Longing for loneliness: a writer on the beauty of solitude

Writer Miciah Bay Gault grew up with an intense sense of solitude and loneliness. She didn't always love the feeling. But now, amid her busy days as a teacher and a parent to three children, she longs to feel lonely and realizes it remains a core part of her identity.
(submitted by Miciah Bay Gault)

 

The memories that stand out the most clearly, in vivid detail, are moments when I felt lonely. As if the loneliness somehow made those memories etched in really beautiful fine lines in my mind.- Miciah Bay Gault

 

Miciah Bay Gault had a very unique upbringing, much of it spent alone on 350 acres of land. She lived with her single mother on the Jug Bay Wetlands Sanctuary in Southern Maryland. With her mother nearby, Bay Gault was granted access to wander the woods and did so regularly. As an only child, she often longed for a sibling and to be part of a large family. But solitude was her main companion.

Sometimes the sense of loneliness was comforting. Other times, it was frightening, particularly when she was in college in her early 20s, facing an uncertain future. Eventually, loneliness took on a more positive, energizing quality. Bay Gault recalls one particularly stark moment of clarity for her, when she was taking a ferry from Ireland to Wales by herself.

"I wandered up to the uppermost deck in the night and it was windy. The sky above was this sort of complicated pattern of clouds.  And I just realized that no one knew where I was. I was so very alone and very lonely. And experienced this total exhilaration….

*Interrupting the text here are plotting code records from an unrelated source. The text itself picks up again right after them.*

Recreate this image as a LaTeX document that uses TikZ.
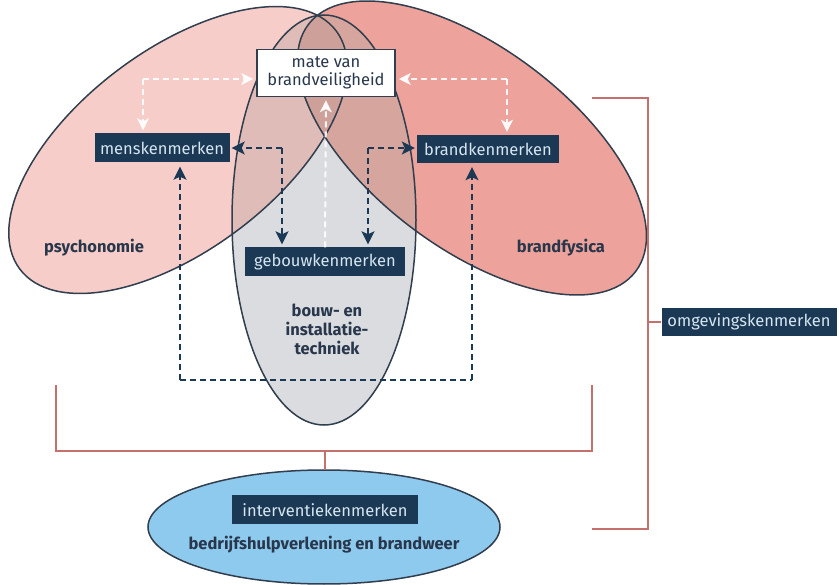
\documentclass[tikz,border=0pt]{standalone}
\usepackage{fontspec}
\setmainfont{Fira Sans}
\usetikzlibrary{arrows.meta}
\definecolor{navy}{RGB}{27,56,84}
\definecolor{outl}{RGB}{48,62,78}
\definecolor{cL}{RGB}{246,205,201}
\definecolor{cR}{RGB}{237,162,155}
\definecolor{cG}{RGB}{218,220,224}
\definecolor{cLR}{RGB}{228,168,162}
\definecolor{cLG}{RGB}{224,188,184}
\definecolor{cRG}{RGB}{214,165,158}
\definecolor{cLRG}{RGB}{206,160,154}
\definecolor{lblue}{RGB}{142,201,238}
\definecolor{brk}{RGB}{196,112,108}
\definecolor{boxtxt}{RGB}{214,230,240}
\definecolor{lbl}{RGB}{40,55,75}
\tikzset{
  darkbox/.style={fill=navy, text=boxtxt, inner sep=0pt, font=\fontsize{16.5}{19}\selectfont},
  lbltext/.style={text=lbl, font=\bfseries\fontsize{16.5}{19}\selectfont, align=center},
  bracket/.style={draw=brk, line width=1.6pt},
  darr/.style={draw=navy, line width=2pt, dash pattern=on 6pt off 4pt, -{Stealth[length=13pt,width=13pt,inset=3pt]}},
  dline/.style={draw=navy, line width=2pt, dash pattern=on 6pt off 4pt},
  warr/.style={draw=white, line width=2pt, opacity=0.9, dash pattern=on 6pt off 4pt, -{Stealth[length=12pt,width=12pt,inset=3pt]}},
  outline/.style={draw=outl, line width=1.5pt},
  elL/.style={rotate around={37:(178,150)}},
  elR/.style={rotate around={-37:(472,148)}}
}
\def\pathL{(178,150) ellipse [x radius=198pt, y radius=100pt]}
\def\pathR{(472,148) ellipse [x radius=205pt, y radius=100pt]}
\def\pathG{(324,220) ellipse [x radius=92pt, y radius=205pt]}
\begin{document}
\begin{tikzpicture}[x=1pt,y=-1pt]
\useasboundingbox (0,0) rectangle (839,585);
% region fills
\fill[cL, elL] \pathL;
\fill[cR, elR] \pathR;
\begin{scope}
  \clip[elL] \pathL;
  \fill[cLR, elR] \pathR;
\end{scope}
\fill[cG] \pathG;
\begin{scope}
  \clip[elL] \pathL;
  \fill[cLG] \pathG;
\end{scope}
\begin{scope}
  \clip[elR] \pathR;
  \fill[cRG] \pathG;
\end{scope}
\begin{scope}
  \clip[elL] \pathL;
  \clip[elR] \pathR;
  \fill[cLRG] \pathG;
\end{scope}
% outlines
\draw[outline, elL] \pathL;
\draw[outline, elR] \pathR;
\draw[outline] \pathG;
% blue ellipse
\draw[outline, fill=lblue] (324,527) ellipse [x radius=176pt, y radius=57pt];

% nodes
\node[darkbox, minimum width=135pt, minimum height=29pt] (mens) at (162,148) {menskenmerken};
\node[darkbox, minimum width=142pt, minimum height=28pt] (brand) at (488,149) {brandkenmerken};
\node[darkbox, minimum width=160pt, minimum height=29pt] (geb) at (325,262) {gebouwkenmerken};
\node[darkbox, minimum width=186pt, minimum height=29pt] (interv) at (325,510) {interventiekenmerken};
\node[darkbox, minimum width=175pt, minimum height=28pt] (omg) at (749,322) {omgevingskenmerken};
\node[draw=outl, line width=1.5pt, fill=white, text=lbl, minimum width=138pt, minimum height=47pt, inner sep=0pt, align=center, font=\fontsize{16.5}{17.5}\selectfont] (mate) at (326,73) {mate van\\brandveiligheid};

\node[lbltext] (psy) at (94,248) {psychonomie};
\node[lbltext] (bfy) at (561,248) {brandfysica};
\node[lbltext] (bouw) at (327,329) {bouw- en\\installatie-\\techniek};
\node[lbltext] (bhv) at (324,545) {bedrijfshulpverlening en brandweer};

% white dashed arrows
\coordinate (wl) at (143,79);
\coordinate (wr) at (507,79);
\draw[warr, shorten >=3pt] (wl) -- (mate.west |- wl);
\draw[warr, shorten >=3pt] (wl) -- (wl |- mens.north);
\draw[warr, shorten >=3pt] (wr) -- (mate.east |- wr);
\draw[warr, shorten >=3pt] (wr) -- (wr |- brand.north);
\draw[warr, shorten >=3pt] (geb.north) -- (mate.south);

% dark dashed arrows
\coordinate (cl) at (282,148);
\coordinate (cr) at (368,148);
\draw[darr, shorten >=2pt] (cl) -- (mens.east |- cl);
\draw[darr, shorten >=3pt] (cl) -- (cl |- geb.north);
\draw[darr, shorten >=2pt] (cr) -- (brand.west |- cr);
\draw[darr, shorten >=3pt] (cr) -- (cr |- geb.north);
\coordinate (bl) at (180,380);
\coordinate (br) at (472,380);
\draw[dline] (bl) -- (br);
\draw[darr, shorten >=4pt] (bl) -- (bl |- mens.south);
\draw[darr, shorten >=4pt] (br) -- (br |- brand.south);

% brackets
\coordinate (b1) at (56,385);
\coordinate (b2) at (592,385);
\draw[bracket] (b1) -- (56,451) -- (592,451) -- (b2);
\draw[bracket] (325,451) -- (interv |- 0,470);
\coordinate (r1) at (592,98);
\coordinate (r2) at (592,529);
\draw[bracket] (r1) -- (648,98) -- (648,529) -- (r2);
\draw[bracket] (648,322) -- (omg.west);
\end{tikzpicture}
\end{document}
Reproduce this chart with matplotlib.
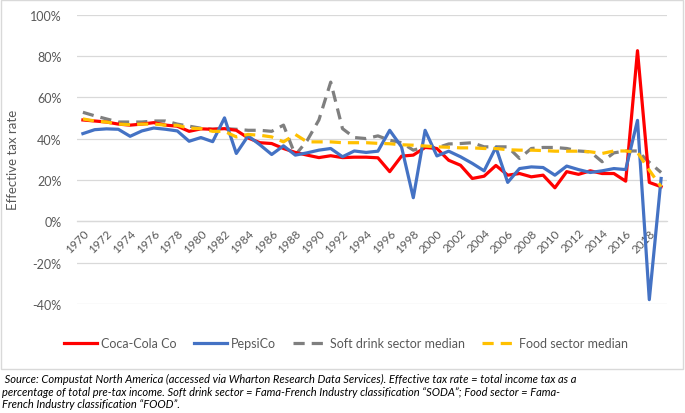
import numpy as np
import matplotlib
matplotlib.use("Agg")
import matplotlib.pyplot as plt
from matplotlib.patches import Rectangle
from matplotlib.ticker import FuncFormatter

plt.rcParams['font.family'] = ['Lato', 'DejaVu Sans']

years = list(range(1970, 2020))

coca_cola = [49, 48.5, 48, 47, 46.5, 47, 47.7, 46.5, 46, 43.5,
             44.7, 44.5, 44.8, 44, 40.3, 38, 37.6, 35.2, 33.3, 32,
             30.8, 31.7, 30.8, 31, 31, 30.7, 24, 31.5, 32, 35.7,
             35.2, 29.5, 27.1, 20.7, 21.8, 27, 22.3, 23.1, 21.5, 22.3,
             16.2, 24, 22.7, 24.4, 23.1, 23.1, 19.4, 82.5, 18.8, 16.7]

pepsico = [42.4, 44.3, 44.7, 44.5, 41.1, 43.7, 45.1, 44.5, 43.7, 38.7,
           40.5, 38.5, 50, 32.8, 41.3, 37, 32.3, 36.5, 32, 33.1,
           34.4, 35.2, 31.2, 34, 33.3, 33.9, 44, 36, 11.4, 44,
           31.6, 33.9, 31.2, 28, 24.4, 35.8, 18.8, 25.5, 26.3, 26,
           22.3, 26.7, 25, 23.6, 24.4, 25.5, 25, 48.8, -37.9, 20.7]

soft_drink_median = [52.7, 51, 49.5, 48, 48, 48, 48.5, 48.5, 47, 46,
                     45, 44.5, 44.8, 44.5, 44, 44, 43.5, 46.5, 32, 39,
                     49, 67.3, 44.8, 40.5, 40, 41.3, 39.2, 38, 34.4, 36,
                     35.5, 37.4, 37.6, 38, 36, 36, 36, 30.4, 35.2, 35.7,
                     35.7, 35.2, 34, 33.6, 28.8, 33.1, 34, 34, 28.5, 23.6]

food_median = [49.5, 48.5, 48, 47, 46.7, 47, 47, 46.5, 46.4, 45,
               44.8, 43.5, 43.5, 40.8, 42, 41.6, 40.8, 38.4, 42, 38.4,
               38.4, 38.4, 38, 38, 38, 37.7, 37.5, 37, 36.8, 36.4,
               36, 35.8, 35.5, 35.5, 35.2, 35.2, 34.6, 34.4, 34.4, 34.2,
               33.9, 33.9, 33.9, 33.6, 32.8, 34, 34, 33.3, 24.7, 16.7]

year_ticks = list(range(1970, 2019, 2))
y_ticks = [-40, -20, 0, 20, 40, 60, 80, 100]

caption = (" Source: Compustat North America (accessed via Wharton Research Data Services). Effective tax rate = total income tax as a\n"
           "percentage of total pre-tax income. Soft drink sector = Fama-French Industry classification \u201cSODA\u201d; Food sector = Fama-\n"
           "French Industry classification \u201cFOOD\u201d.")

fig = plt.figure(figsize=(6.85, 4.14), dpi=100)
ax = fig.add_axes([77/685, 1-305/414, 590/685, (305-15.5)/414])

lw = 2.3
ax.plot(years, coca_cola, color='#FF0000', lw=lw, label='Coca-Cola Co', zorder=3)
ax.plot(years, pepsico, color='#4472C4', lw=lw, label='PepsiCo', zorder=4)
ax.plot(years, soft_drink_median, color='#7F7F7F', lw=lw, ls=(0, (3.5, 2.2)),
        label='Soft drink sector median', zorder=2)
ax.plot(years, food_median, color='#FFC000', lw=lw, ls=(0, (3.5, 2.2)),
        label='Food sector median', zorder=5)

ax.set_xlim(1969.5, 2019.5)
ax.set_ylim(-40, 100)
ax.set_yticks(y_ticks)
ax.yaxis.set_major_formatter(FuncFormatter(lambda v, p: '%d%%' % v))
ax.grid(axis='y', color='#D9D9D9', lw=0.9)
ax.set_axisbelow(True)
for s in ['top', 'right', 'left']:
    ax.spines[s].set_visible(False)
ax.spines['bottom'].set_position(('data', 0))
ax.spines['bottom'].set_color('#D9D9D9')
ax.spines['bottom'].set_linewidth(0.9)

ax.set_xticks(year_ticks)
ax.set_xticklabels([str(y) for y in year_ticks], rotation=45, ha='right',
                   rotation_mode='anchor')
ax.tick_params(axis='x', length=0, pad=4, labelsize=8.5, labelcolor='#595959')
ax.tick_params(axis='y', length=0, pad=11, labelsize=9, labelcolor='#595959')
ax.set_ylabel('Effective tax rate', fontsize=9.5, color='#595959', labelpad=8)

fig.legend(loc='center', bbox_to_anchor=(0.505, 1-344/414), ncol=4, frameon=False,
           fontsize=9, labelcolor='#595959', handlelength=2.7, columnspacing=1.4,
           handletextpad=0.25)

fig.patches.append(Rectangle((1/685, 1-370/414), 682/685, 369/414,
                             transform=fig.transFigure, fill=False,
                             ec='#D9D9D9', lw=1))

fig.text(2/685, 1-374/414, caption, ha='left', va='top', fontsize=8.0,
         style='italic', color='black', linespacing=1.18)

fig.savefig('out.png', dpi=100)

That might have been the first time that loneliness felt like a large, kind of wild, interesting emotion. Not something to be feared or avoided. But something more complicated and beautiful."

Today, as a teacher, writer, and a married parent of three children, she is thrilled her days are filled with people and activities. But she has realized that loneliness is instilled into the essence of who she is. 

"It seems so interesting to have spent years feeling lonely and longing for intimacy, and now to have it and long for loneliness. Without knowing it was happening, I equated loneliness with other things like creative impulsive, connection to nature and even ambition."

"I think that feeling of longing is how I know myself. That's who I am. So when I'm not feeling that longing that intensely, I miss it. I don't know how to recognize myself."

Miciah Bay Gault is a writer and a teacher at Vermont College of Fine Arts. Her debut novel, Goodnight Stranger was published August 2019. She has written for Salon.com, The New York Times' Modern Love column and The Literary Review.